start PROVIDED MATERIAL
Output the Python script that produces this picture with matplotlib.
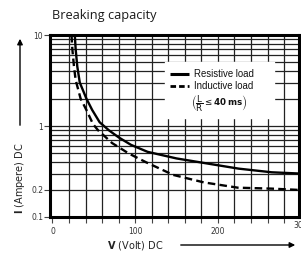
import matplotlib
matplotlib.use("Agg")
import matplotlib.pyplot as plt
import numpy as np

# Data
res_v = [27, 28, 30, 33, 41, 48, 57, 68, 80, 95, 115, 150, 185, 225, 265, 300]
res_i = [10, 7, 4.5, 3.0, 2.0, 1.5, 1.1, 0.9, 0.75, 0.62, 0.52, 0.44, 0.39, 0.34, 0.31, 0.30]
ind_v = [23, 24, 26, 28, 34, 41, 49, 55, 72, 92, 113, 146, 183, 224, 265, 300]
ind_i = [10, 7, 4.5, 3.2, 2.0, 1.5, 1.05, 0.9, 0.65, 0.50, 0.40, 0.29, 0.24, 0.21, 0.205, 0.198]

x_ticks = [0, 100, 200]
x_tick_labels = ["0", "100", "200"]
y_ticks = [0.1, 0.2, 1, 10]
y_tick_labels = ["0.1", "0.2", "1", "10"]
v_grid = list(range(20, 300, 20))
i_grid = [k * 10.0 ** e for e in (-1, 0) for k in range(1, 10)] + [10]

W, H = 301, 254
fig = plt.figure(figsize=(W / 100, H / 100), dpi=100)
fig.patch.set_facecolor("white")
ax = fig.add_axes([50 / W, 1 - 217 / H, 249 / W, 182 / H])
ax.set_yscale("log")
ax.set_xlim(-3, 298)
ax.set_ylim(0.1, 10)

for v in v_grid:
    ax.axvline(v, color="#222222", lw=0.9, zorder=1)
for i in i_grid:
    ax.axhline(i, color="#222222", lw=0.9, zorder=1)

ax.plot(res_v, res_i, color="black", lw=1.7, zorder=4, solid_capstyle="butt")
ax.plot(ind_v, ind_i, color="black", lw=1.7, ls=(0, (3.2, 1.8)), zorder=4)

# legend box (white, no border) covering grid
ax.fill_between([136, 268], [1.22, 1.22], [5.05, 5.05], color="white", zorder=2)
ax.plot([142, 165], [3.72, 3.72], color="black", lw=2.2, zorder=5, solid_capstyle="butt")
ax.plot([142, 165], [2.75, 2.75], color="black", lw=2.0, ls=(0, (2.0, 1.1)), zorder=5)
ax.text(171, 3.72, "Resistive load", fontsize=6.9, va="center", ha="left",
        family="Liberation Sans", color="#111111", zorder=6)
ax.text(171, 2.75, "Inductive load", fontsize=6.9, va="center", ha="left",
        family="Liberation Sans", color="#111111", zorder=6)
ax.text(168, 1.75, r"$\left(\dfrac{\mathrm{L}}{\mathrm{R}}\leq \mathbf{40\,ms}\right)$",
        fontsize=6.3, va="center", ha="left", color="#111111", zorder=6)

ax.set_xticks(x_ticks)
ax.set_xticklabels(x_tick_labels)
ax.set_xticks(v_grid + [0], minor=True)
ax.set_yticks(y_ticks)
ax.set_yticklabels(y_tick_labels)
ax.set_yticks([], minor=True)
ax.tick_params(axis="both", which="both", labelsize=5.5, labelcolor="#333333",
               color="#444444", width=0.8)
ax.tick_params(axis="x", which="both", length=4, pad=3)
ax.tick_params(axis="y", which="major", length=4, pad=1)
ax.text(300, -0.02, "300", transform=ax.get_xaxis_transform(), fontsize=5.5,
        color="#333333", ha="center", va="top", clip_on=False)
for s in ax.spines.values():
    s.set_linewidth(2.2)
    s.set_color("black")
    s.set_zorder(7)

fig.text(52 / W, 1 - 16 / H, "Breaking capacity", fontsize=9.2, family="Open Sans",
         ha="left", va="center", color="#1a1a1a")
fig.text(107 / W, 1 - 245 / H, r"$\mathbf{V}$ (Volt) DC", fontsize=7, family="DejaVu Sans",
         ha="left", va="center", color="#222222")
fig.text(20 / W, 1 - 178 / H, r"$\mathbf{I}$ (Ampere) DC", fontsize=7, family="DejaVu Sans",
         ha="center", va="center", rotation=90, color="#222222")
fig.patches.append(matplotlib.patches.FancyArrowPatch(
    (178 / W, 1 - 245 / H), (298 / W, 1 - 245 / H), transform=fig.transFigure,
    arrowstyle="-|>", mutation_scale=8, lw=1.0, color="black"))
fig.patches.append(matplotlib.patches.FancyArrowPatch(
    (20 / W, 1 - 128 / H), (20 / W, 1 - 36 / H), transform=fig.transFigure,
    arrowstyle="-|>", mutation_scale=8, lw=1.0, color="black"))

fig.savefig("out.png", dpi=100, facecolor="white")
end PROVIDED MATERIAL
WHAT IS BEING ASKED ▸ Give back every line exactly as it stands, pictures excluded.

THE COMPLETED TASK ▸
Output the Python script that produces this picture with matplotlib.
import matplotlib
matplotlib.use("Agg")
import matplotlib.pyplot as plt
import numpy as np

# Data
res_v = [27, 28, 30, 33, 41, 48, 57, 68, 80, 95, 115, 150, 185, 225, 265, 300]
res_i = [10, 7, 4.5, 3.0, 2.0, 1.5, 1.1, 0.9, 0.75, 0.62, 0.52, 0.44, 0.39, 0.34, 0.31, 0.30]
ind_v = [23, 24, 26, 28, 34, 41, 49, 55, 72, 92, 113, 146, 183, 224, 265, 300]
ind_i = [10, 7, 4.5, 3.2, 2.0, 1.5, 1.05, 0.9, 0.65, 0.50, 0.40, 0.29, 0.24, 0.21, 0.205, 0.198]

x_ticks = [0, 100, 200]
x_tick_labels = ["0", "100", "200"]
y_ticks = [0.1, 0.2, 1, 10]
y_tick_labels = ["0.1", "0.2", "1", "10"]
v_grid = list(range(20, 300, 20))
i_grid = [k * 10.0 ** e for e in (-1, 0) for k in range(1, 10)] + [10]

W, H = 301, 254
fig = plt.figure(figsize=(W / 100, H / 100), dpi=100)
fig.patch.set_facecolor("white")
ax = fig.add_axes([50 / W, 1 - 217 / H, 249 / W, 182 / H])
ax.set_yscale("log")
ax.set_xlim(-3, 298)
ax.set_ylim(0.1, 10)

for v in v_grid:
    ax.axvline(v, color="#222222", lw=0.9, zorder=1)
for i in i_grid:
    ax.axhline(i, color="#222222", lw=0.9, zorder=1)

ax.plot(res_v, res_i, color="black", lw=1.7, zorder=4, solid_capstyle="butt")
ax.plot(ind_v, ind_i, color="black", lw=1.7, ls=(0, (3.2, 1.8)), zorder=4)

# legend box (white, no border) covering grid
ax.fill_between([136, 268], [1.22, 1.22], [5.05, 5.05], color="white", zorder=2)
ax.plot([142, 165], [3.72, 3.72], color="black", lw=2.2, zorder=5, solid_capstyle="butt")
ax.plot([142, 165], [2.75, 2.75], color="black", lw=2.0, ls=(0, (2.0, 1.1)), zorder=5)
ax.text(171, 3.72, "Resistive load", fontsize=6.9, va="center", ha="left",
        family="Liberation Sans", color="#111111", zorder=6)
ax.text(171, 2.75, "Inductive load", fontsize=6.9, va="center", ha="left",
        family="Liberation Sans", color="#111111", zorder=6)
ax.text(168, 1.75, r"$\left(\dfrac{\mathrm{L}}{\mathrm{R}}\leq \mathbf{40\,ms}\right)$",
        fontsize=6.3, va="center", ha="left", color="#111111", zorder=6)

ax.set_xticks(x_ticks)
ax.set_xticklabels(x_tick_labels)
ax.set_xticks(v_grid + [0], minor=True)
ax.set_yticks(y_ticks)
ax.set_yticklabels(y_tick_labels)
ax.set_yticks([], minor=True)
ax.tick_params(axis="both", which="both", labelsize=5.5, labelcolor="#333333",
               color="#444444", width=0.8)
ax.tick_params(axis="x", which="both", length=4, pad=3)
ax.tick_params(axis="y", which="major", length=4, pad=1)
ax.text(300, -0.02, "300", transform=ax.get_xaxis_transform(), fontsize=5.5,
        color="#333333", ha="center", va="top", clip_on=False)
for s in ax.spines.values():
    s.set_linewidth(2.2)
    s.set_color("black")
    s.set_zorder(7)

fig.text(52 / W, 1 - 16 / H, "Breaking capacity", fontsize=9.2, family="Open Sans",
         ha="left", va="center", color="#1a1a1a")
fig.text(107 / W, 1 - 245 / H, r"$\mathbf{V}$ (Volt) DC", fontsize=7, family="DejaVu Sans",
         ha="left", va="center", color="#222222")
fig.text(20 / W, 1 - 178 / H, r"$\mathbf{I}$ (Ampere) DC", fontsize=7, family="DejaVu Sans",
         ha="center", va="center", rotation=90, color="#222222")
fig.patches.append(matplotlib.patches.FancyArrowPatch(
    (178 / W, 1 - 245 / H), (298 / W, 1 - 245 / H), transform=fig.transFigure,
    arrowstyle="-|>", mutation_scale=8, lw=1.0, color="black"))
fig.patches.append(matplotlib.patches.FancyArrowPatch(
    (20 / W, 1 - 128 / H), (20 / W, 1 - 36 / H), transform=fig.transFigure,
    arrowstyle="-|>", mutation_scale=8, lw=1.0, color="black"))

fig.savefig("out.png", dpi=100, facecolor="white")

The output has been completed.